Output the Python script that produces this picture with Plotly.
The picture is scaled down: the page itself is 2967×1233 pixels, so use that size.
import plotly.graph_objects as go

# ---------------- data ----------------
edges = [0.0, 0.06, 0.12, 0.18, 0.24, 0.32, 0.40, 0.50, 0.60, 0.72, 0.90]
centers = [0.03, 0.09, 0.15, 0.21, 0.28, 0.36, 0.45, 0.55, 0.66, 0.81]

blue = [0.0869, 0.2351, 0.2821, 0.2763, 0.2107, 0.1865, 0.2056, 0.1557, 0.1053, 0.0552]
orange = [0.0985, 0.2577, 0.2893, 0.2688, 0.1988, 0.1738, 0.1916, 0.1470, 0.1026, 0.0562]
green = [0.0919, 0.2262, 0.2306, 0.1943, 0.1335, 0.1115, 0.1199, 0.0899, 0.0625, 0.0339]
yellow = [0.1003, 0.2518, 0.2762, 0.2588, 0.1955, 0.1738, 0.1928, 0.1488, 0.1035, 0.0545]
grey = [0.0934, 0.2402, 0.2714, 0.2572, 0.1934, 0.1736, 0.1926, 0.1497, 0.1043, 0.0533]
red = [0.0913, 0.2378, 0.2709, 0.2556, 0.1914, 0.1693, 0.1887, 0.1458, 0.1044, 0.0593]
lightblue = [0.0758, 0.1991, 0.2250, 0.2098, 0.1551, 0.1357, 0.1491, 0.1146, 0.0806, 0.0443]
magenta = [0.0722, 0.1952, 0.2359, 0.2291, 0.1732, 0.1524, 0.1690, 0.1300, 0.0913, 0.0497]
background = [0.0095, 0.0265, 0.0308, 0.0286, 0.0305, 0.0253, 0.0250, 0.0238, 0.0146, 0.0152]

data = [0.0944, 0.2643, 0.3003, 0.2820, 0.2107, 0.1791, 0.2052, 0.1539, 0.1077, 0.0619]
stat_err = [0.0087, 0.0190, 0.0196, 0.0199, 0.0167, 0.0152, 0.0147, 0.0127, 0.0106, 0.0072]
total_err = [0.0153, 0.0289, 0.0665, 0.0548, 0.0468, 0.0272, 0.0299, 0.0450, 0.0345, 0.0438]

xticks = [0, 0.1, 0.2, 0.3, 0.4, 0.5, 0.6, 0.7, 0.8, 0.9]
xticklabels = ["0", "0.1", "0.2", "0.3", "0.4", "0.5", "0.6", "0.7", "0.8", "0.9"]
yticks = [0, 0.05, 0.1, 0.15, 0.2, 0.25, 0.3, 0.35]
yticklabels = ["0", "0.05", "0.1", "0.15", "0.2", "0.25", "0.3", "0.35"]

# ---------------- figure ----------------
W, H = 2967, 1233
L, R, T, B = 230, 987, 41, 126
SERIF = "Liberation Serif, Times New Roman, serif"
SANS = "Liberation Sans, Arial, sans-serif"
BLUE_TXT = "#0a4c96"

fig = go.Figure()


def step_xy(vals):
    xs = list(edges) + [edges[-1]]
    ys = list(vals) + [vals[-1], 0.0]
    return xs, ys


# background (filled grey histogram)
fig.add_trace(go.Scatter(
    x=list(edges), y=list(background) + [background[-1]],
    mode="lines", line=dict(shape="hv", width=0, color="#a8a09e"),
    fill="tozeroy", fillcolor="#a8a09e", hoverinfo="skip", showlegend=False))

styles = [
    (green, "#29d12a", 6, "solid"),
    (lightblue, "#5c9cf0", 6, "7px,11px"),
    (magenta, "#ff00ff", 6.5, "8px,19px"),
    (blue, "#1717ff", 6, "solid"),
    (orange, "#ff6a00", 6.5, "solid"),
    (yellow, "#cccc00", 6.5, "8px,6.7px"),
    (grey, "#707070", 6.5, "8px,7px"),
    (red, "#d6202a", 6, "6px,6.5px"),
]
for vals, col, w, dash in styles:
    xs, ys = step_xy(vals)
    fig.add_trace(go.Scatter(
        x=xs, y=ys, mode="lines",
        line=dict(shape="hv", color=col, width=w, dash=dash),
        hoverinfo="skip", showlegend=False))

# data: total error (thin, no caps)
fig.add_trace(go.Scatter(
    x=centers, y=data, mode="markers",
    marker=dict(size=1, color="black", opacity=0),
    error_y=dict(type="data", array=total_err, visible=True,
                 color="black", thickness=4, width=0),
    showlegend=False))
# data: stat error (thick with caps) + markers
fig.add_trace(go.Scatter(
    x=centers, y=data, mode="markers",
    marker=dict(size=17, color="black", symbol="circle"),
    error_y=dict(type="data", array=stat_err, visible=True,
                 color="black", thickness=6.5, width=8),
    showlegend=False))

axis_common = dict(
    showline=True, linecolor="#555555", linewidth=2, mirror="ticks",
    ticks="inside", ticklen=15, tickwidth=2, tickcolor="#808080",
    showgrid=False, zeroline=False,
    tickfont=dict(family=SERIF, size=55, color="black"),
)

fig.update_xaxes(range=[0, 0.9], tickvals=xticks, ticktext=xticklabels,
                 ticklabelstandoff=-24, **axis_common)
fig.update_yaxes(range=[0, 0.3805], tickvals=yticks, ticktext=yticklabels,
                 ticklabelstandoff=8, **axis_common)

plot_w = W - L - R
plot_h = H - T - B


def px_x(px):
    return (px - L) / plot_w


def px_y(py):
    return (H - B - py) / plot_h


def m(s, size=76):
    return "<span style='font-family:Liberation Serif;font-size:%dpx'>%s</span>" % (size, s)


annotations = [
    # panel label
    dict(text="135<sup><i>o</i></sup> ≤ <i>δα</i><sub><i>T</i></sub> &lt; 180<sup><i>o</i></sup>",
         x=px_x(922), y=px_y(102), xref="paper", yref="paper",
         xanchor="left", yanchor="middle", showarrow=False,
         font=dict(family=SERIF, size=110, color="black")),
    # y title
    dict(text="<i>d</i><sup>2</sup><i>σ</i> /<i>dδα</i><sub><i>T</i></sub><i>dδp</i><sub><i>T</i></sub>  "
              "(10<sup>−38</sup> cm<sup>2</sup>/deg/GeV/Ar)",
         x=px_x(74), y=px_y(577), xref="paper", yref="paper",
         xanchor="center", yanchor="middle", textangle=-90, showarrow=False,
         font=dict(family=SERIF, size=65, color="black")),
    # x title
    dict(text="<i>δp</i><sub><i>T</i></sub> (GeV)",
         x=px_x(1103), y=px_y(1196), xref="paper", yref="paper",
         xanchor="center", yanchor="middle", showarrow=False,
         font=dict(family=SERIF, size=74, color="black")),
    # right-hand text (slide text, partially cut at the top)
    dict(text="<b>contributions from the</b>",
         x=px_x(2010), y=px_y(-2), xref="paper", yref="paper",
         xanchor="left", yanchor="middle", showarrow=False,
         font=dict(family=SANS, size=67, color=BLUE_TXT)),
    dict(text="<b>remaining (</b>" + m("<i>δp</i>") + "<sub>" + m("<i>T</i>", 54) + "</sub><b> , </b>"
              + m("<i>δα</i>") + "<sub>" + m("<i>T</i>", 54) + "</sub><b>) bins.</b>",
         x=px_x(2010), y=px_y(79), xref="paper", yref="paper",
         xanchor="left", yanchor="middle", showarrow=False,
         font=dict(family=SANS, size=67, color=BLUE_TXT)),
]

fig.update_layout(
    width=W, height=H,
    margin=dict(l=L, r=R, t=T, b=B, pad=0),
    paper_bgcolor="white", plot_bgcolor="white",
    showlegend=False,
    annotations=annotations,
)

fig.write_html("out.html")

---

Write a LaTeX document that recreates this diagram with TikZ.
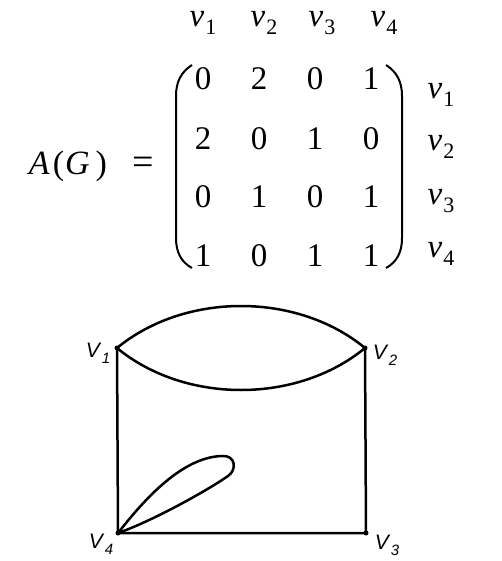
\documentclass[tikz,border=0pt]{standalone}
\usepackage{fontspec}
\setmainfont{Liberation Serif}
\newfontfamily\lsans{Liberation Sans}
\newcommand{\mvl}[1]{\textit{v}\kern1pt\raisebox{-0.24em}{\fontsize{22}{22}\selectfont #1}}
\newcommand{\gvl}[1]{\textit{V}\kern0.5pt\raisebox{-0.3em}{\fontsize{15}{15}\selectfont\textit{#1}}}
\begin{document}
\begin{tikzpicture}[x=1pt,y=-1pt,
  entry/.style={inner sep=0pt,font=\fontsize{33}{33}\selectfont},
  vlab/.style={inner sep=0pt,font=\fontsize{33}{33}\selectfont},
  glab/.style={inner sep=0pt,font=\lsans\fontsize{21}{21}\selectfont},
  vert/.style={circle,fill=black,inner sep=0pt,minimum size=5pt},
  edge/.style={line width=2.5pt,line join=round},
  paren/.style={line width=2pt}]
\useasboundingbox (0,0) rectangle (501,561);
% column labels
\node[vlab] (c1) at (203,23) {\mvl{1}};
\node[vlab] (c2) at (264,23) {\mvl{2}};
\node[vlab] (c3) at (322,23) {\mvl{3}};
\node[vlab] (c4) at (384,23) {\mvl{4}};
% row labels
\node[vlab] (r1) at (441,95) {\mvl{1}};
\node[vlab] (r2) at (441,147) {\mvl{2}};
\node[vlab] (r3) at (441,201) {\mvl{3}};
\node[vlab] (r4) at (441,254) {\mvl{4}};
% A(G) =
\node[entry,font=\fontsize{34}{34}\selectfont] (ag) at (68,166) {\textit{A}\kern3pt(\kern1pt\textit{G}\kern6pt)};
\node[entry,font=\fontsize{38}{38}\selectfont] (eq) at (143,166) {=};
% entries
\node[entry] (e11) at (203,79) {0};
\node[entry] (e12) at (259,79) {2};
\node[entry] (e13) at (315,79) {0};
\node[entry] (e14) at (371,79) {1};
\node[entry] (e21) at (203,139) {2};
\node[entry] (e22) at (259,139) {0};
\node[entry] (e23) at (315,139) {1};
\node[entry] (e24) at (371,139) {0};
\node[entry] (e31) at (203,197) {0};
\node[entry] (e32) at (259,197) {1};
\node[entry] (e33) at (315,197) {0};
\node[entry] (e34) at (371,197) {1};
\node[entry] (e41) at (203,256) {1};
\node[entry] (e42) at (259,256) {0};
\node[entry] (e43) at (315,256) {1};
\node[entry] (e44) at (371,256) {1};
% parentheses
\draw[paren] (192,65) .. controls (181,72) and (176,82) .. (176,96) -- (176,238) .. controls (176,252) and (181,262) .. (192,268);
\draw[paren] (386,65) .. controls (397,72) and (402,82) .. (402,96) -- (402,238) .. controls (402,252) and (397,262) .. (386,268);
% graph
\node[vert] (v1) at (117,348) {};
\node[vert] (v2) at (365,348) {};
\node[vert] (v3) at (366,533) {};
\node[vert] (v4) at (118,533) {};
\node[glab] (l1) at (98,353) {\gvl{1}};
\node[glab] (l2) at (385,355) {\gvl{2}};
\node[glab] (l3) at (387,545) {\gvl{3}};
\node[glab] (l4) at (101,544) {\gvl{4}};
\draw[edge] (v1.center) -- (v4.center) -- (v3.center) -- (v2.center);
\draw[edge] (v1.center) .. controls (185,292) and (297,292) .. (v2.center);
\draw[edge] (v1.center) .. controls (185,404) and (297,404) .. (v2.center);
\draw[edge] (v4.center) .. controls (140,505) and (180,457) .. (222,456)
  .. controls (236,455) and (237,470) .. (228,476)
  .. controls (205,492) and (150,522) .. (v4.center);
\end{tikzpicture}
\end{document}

▶ [Task to complete]
Output nothing except the lines from the line with "Output the Python" through the line with "return xs, ys", copied exactly, end lines included.

▶ [Output of the exercise]
Output the Python script that produces this picture with Plotly.
The picture is scaled down: the page itself is 2967×1233 pixels, so use that size.
import plotly.graph_objects as go

# ---------------- data ----------------
edges = [0.0, 0.06, 0.12, 0.18, 0.24, 0.32, 0.40, 0.50, 0.60, 0.72, 0.90]
centers = [0.03, 0.09, 0.15, 0.21, 0.28, 0.36, 0.45, 0.55, 0.66, 0.81]

blue = [0.0869, 0.2351, 0.2821, 0.2763, 0.2107, 0.1865, 0.2056, 0.1557, 0.1053, 0.0552]
orange = [0.0985, 0.2577, 0.2893, 0.2688, 0.1988, 0.1738, 0.1916, 0.1470, 0.1026, 0.0562]
green = [0.0919, 0.2262, 0.2306, 0.1943, 0.1335, 0.1115, 0.1199, 0.0899, 0.0625, 0.0339]
yellow = [0.1003, 0.2518, 0.2762, 0.2588, 0.1955, 0.1738, 0.1928, 0.1488, 0.1035, 0.0545]
grey = [0.0934, 0.2402, 0.2714, 0.2572, 0.1934, 0.1736, 0.1926, 0.1497, 0.1043, 0.0533]
red = [0.0913, 0.2378, 0.2709, 0.2556, 0.1914, 0.1693, 0.1887, 0.1458, 0.1044, 0.0593]
lightblue = [0.0758, 0.1991, 0.2250, 0.2098, 0.1551, 0.1357, 0.1491, 0.1146, 0.0806, 0.0443]
magenta = [0.0722, 0.1952, 0.2359, 0.2291, 0.1732, 0.1524, 0.1690, 0.1300, 0.0913, 0.0497]
background = [0.0095, 0.0265, 0.0308, 0.0286, 0.0305, 0.0253, 0.0250, 0.0238, 0.0146, 0.0152]

data = [0.0944, 0.2643, 0.3003, 0.2820, 0.2107, 0.1791, 0.2052, 0.1539, 0.1077, 0.0619]
stat_err = [0.0087, 0.0190, 0.0196, 0.0199, 0.0167, 0.0152, 0.0147, 0.0127, 0.0106, 0.0072]
total_err = [0.0153, 0.0289, 0.0665, 0.0548, 0.0468, 0.0272, 0.0299, 0.0450, 0.0345, 0.0438]

xticks = [0, 0.1, 0.2, 0.3, 0.4, 0.5, 0.6, 0.7, 0.8, 0.9]
xticklabels = ["0", "0.1", "0.2", "0.3", "0.4", "0.5", "0.6", "0.7", "0.8", "0.9"]
yticks = [0, 0.05, 0.1, 0.15, 0.2, 0.25, 0.3, 0.35]
yticklabels = ["0", "0.05", "0.1", "0.15", "0.2", "0.25", "0.3", "0.35"]

# ---------------- figure ----------------
W, H = 2967, 1233
L, R, T, B = 230, 987, 41, 126
SERIF = "Liberation Serif, Times New Roman, serif"
SANS = "Liberation Sans, Arial, sans-serif"
BLUE_TXT = "#0a4c96"

fig = go.Figure()


def step_xy(vals):
    xs = list(edges) + [edges[-1]]
    ys = list(vals) + [vals[-1], 0.0]
    return xs, ys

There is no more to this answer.